PROBLEM DESCRIPTION
Show, in full, each line of the data that contains "React".

SOURCE MATERIAL
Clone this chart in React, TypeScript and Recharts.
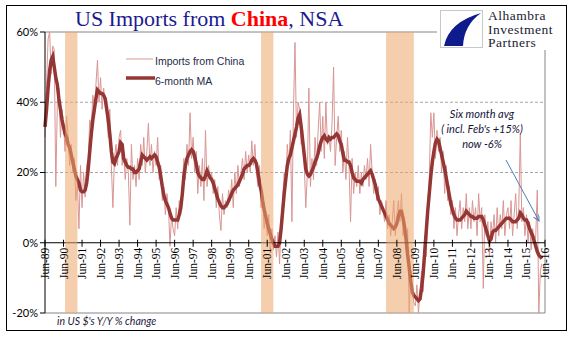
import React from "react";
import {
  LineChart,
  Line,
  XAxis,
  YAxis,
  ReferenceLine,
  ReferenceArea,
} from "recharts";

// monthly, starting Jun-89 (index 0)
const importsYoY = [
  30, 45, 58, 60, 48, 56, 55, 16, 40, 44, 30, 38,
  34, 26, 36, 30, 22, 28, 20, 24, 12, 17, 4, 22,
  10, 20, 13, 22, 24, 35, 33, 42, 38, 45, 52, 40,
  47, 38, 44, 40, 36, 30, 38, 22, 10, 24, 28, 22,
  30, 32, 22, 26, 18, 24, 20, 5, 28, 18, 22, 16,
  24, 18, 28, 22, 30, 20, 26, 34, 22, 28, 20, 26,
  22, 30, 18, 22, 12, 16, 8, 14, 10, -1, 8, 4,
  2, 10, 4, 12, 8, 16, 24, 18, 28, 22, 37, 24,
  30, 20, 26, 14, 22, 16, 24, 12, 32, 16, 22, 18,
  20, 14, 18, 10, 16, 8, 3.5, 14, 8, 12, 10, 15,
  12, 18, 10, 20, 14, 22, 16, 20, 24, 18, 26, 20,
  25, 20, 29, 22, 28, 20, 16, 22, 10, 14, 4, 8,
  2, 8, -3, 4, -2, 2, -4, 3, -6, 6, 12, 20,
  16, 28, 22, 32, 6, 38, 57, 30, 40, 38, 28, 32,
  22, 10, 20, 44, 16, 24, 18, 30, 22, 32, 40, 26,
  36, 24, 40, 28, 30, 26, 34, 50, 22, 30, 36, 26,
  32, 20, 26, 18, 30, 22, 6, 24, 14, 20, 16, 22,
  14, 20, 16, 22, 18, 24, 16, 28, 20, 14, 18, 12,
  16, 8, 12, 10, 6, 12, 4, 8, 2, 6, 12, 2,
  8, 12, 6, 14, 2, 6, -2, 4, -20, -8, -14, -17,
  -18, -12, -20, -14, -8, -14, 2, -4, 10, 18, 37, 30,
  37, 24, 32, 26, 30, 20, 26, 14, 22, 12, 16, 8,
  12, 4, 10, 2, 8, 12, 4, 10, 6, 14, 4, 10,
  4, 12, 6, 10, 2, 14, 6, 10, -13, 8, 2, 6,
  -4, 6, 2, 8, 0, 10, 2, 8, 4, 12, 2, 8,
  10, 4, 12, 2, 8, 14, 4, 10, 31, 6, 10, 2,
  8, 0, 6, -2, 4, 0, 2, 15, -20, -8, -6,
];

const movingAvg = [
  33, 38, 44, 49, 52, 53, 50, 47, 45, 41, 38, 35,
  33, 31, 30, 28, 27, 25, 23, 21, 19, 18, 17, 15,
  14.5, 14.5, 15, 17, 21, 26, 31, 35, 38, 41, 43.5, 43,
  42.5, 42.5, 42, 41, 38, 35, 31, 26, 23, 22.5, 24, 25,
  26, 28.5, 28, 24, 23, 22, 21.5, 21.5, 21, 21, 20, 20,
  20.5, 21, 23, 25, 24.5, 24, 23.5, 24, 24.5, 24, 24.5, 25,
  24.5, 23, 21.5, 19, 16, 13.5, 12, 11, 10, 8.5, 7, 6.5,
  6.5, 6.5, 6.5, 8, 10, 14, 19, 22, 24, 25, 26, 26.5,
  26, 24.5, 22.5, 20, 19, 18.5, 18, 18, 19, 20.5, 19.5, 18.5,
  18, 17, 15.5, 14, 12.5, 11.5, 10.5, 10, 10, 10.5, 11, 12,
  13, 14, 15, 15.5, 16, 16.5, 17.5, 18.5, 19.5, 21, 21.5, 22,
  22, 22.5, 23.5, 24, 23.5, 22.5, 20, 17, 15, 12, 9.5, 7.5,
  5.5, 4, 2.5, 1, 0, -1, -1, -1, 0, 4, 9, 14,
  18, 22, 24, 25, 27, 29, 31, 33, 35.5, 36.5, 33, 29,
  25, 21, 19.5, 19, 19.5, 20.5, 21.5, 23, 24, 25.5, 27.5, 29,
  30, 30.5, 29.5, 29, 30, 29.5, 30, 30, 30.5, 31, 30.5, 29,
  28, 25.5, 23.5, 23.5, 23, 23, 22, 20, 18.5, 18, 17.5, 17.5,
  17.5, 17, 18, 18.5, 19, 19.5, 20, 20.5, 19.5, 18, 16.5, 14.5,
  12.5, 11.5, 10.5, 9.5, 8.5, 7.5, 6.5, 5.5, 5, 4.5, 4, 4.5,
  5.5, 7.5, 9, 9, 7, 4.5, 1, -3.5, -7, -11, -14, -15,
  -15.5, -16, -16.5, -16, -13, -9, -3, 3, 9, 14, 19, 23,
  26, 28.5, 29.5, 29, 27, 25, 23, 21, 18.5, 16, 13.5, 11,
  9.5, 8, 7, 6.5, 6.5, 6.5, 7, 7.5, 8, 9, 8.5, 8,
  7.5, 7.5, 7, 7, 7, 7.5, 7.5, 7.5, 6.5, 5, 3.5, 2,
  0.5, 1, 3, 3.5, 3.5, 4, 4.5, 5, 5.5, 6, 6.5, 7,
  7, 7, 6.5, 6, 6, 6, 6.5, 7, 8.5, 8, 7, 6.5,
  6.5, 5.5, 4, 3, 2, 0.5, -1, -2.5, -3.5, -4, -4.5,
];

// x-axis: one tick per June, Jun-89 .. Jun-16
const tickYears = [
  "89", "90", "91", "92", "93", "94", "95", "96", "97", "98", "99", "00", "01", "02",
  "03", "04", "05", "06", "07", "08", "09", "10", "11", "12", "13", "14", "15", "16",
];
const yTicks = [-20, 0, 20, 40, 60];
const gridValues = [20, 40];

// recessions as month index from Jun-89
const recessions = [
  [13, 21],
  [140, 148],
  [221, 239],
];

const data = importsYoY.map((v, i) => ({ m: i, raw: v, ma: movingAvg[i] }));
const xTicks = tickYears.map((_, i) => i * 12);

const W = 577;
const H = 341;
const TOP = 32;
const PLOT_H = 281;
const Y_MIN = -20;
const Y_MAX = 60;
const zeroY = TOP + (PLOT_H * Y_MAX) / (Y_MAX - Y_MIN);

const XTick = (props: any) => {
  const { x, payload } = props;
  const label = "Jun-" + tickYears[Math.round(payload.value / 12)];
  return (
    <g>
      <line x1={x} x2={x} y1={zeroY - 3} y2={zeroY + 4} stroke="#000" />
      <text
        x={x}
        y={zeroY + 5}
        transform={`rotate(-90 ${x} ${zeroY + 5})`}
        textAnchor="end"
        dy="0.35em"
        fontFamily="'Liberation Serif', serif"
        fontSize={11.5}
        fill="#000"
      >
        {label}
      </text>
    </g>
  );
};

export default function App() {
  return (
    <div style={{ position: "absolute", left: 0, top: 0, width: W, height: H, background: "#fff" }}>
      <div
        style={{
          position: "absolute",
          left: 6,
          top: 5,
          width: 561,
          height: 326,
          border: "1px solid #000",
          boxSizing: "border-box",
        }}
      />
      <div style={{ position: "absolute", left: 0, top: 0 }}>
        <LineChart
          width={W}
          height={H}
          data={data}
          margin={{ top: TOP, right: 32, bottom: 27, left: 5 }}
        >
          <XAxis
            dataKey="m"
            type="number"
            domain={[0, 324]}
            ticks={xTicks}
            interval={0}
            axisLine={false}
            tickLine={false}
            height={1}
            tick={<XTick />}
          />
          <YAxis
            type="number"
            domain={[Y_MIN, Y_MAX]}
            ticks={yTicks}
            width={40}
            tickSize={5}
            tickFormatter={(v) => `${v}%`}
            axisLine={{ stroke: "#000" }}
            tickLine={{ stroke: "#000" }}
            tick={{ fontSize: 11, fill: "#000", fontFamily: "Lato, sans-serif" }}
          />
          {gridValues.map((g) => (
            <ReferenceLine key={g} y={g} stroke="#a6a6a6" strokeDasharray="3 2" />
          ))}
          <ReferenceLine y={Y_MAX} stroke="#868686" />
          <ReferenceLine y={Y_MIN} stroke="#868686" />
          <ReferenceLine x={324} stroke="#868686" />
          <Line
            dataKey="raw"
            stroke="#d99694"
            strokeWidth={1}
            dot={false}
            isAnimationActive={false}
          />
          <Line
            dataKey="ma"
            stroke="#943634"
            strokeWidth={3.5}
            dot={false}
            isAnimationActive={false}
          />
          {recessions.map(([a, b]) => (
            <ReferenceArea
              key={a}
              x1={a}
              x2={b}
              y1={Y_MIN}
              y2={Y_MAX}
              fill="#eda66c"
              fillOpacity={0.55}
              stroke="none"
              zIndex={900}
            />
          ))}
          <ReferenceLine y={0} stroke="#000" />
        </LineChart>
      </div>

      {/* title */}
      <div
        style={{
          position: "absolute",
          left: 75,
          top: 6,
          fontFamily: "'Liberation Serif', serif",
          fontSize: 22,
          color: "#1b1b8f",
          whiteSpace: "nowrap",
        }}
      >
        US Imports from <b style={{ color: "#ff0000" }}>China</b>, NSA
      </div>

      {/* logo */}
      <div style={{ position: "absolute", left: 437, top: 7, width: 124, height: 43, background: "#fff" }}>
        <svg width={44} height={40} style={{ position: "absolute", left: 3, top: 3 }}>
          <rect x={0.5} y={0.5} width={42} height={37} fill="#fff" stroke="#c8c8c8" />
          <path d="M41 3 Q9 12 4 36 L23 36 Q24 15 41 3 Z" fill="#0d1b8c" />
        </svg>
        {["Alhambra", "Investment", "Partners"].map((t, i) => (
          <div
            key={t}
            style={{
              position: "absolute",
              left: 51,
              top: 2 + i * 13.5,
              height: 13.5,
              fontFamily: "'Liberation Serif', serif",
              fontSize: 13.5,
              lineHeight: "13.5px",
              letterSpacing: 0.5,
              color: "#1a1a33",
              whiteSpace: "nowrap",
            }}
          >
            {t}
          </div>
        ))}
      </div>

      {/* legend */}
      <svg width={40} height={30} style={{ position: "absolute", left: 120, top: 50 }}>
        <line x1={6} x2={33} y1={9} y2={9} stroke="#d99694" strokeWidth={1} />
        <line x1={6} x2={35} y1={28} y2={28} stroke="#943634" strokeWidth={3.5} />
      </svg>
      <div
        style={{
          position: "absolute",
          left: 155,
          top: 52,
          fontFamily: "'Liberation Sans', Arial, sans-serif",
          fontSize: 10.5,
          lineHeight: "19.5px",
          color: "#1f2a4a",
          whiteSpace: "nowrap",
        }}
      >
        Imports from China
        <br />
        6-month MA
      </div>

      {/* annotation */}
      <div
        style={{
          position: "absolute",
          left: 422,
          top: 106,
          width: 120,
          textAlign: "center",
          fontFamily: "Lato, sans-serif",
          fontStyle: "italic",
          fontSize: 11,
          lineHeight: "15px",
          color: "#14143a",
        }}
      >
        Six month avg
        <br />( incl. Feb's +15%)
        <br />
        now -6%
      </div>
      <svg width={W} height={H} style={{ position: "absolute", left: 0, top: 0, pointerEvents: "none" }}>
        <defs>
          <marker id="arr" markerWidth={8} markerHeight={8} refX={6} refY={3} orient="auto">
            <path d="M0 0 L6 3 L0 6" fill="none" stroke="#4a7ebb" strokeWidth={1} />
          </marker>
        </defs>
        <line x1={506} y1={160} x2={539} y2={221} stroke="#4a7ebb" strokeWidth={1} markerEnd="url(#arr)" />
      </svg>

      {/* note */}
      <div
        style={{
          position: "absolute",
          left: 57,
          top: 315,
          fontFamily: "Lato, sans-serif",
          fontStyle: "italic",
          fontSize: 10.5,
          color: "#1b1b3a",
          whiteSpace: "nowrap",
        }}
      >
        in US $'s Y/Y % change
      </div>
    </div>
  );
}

OUTPUT FOR THIS EXERCISE
Clone this chart in React, TypeScript and Recharts.
import React from "react";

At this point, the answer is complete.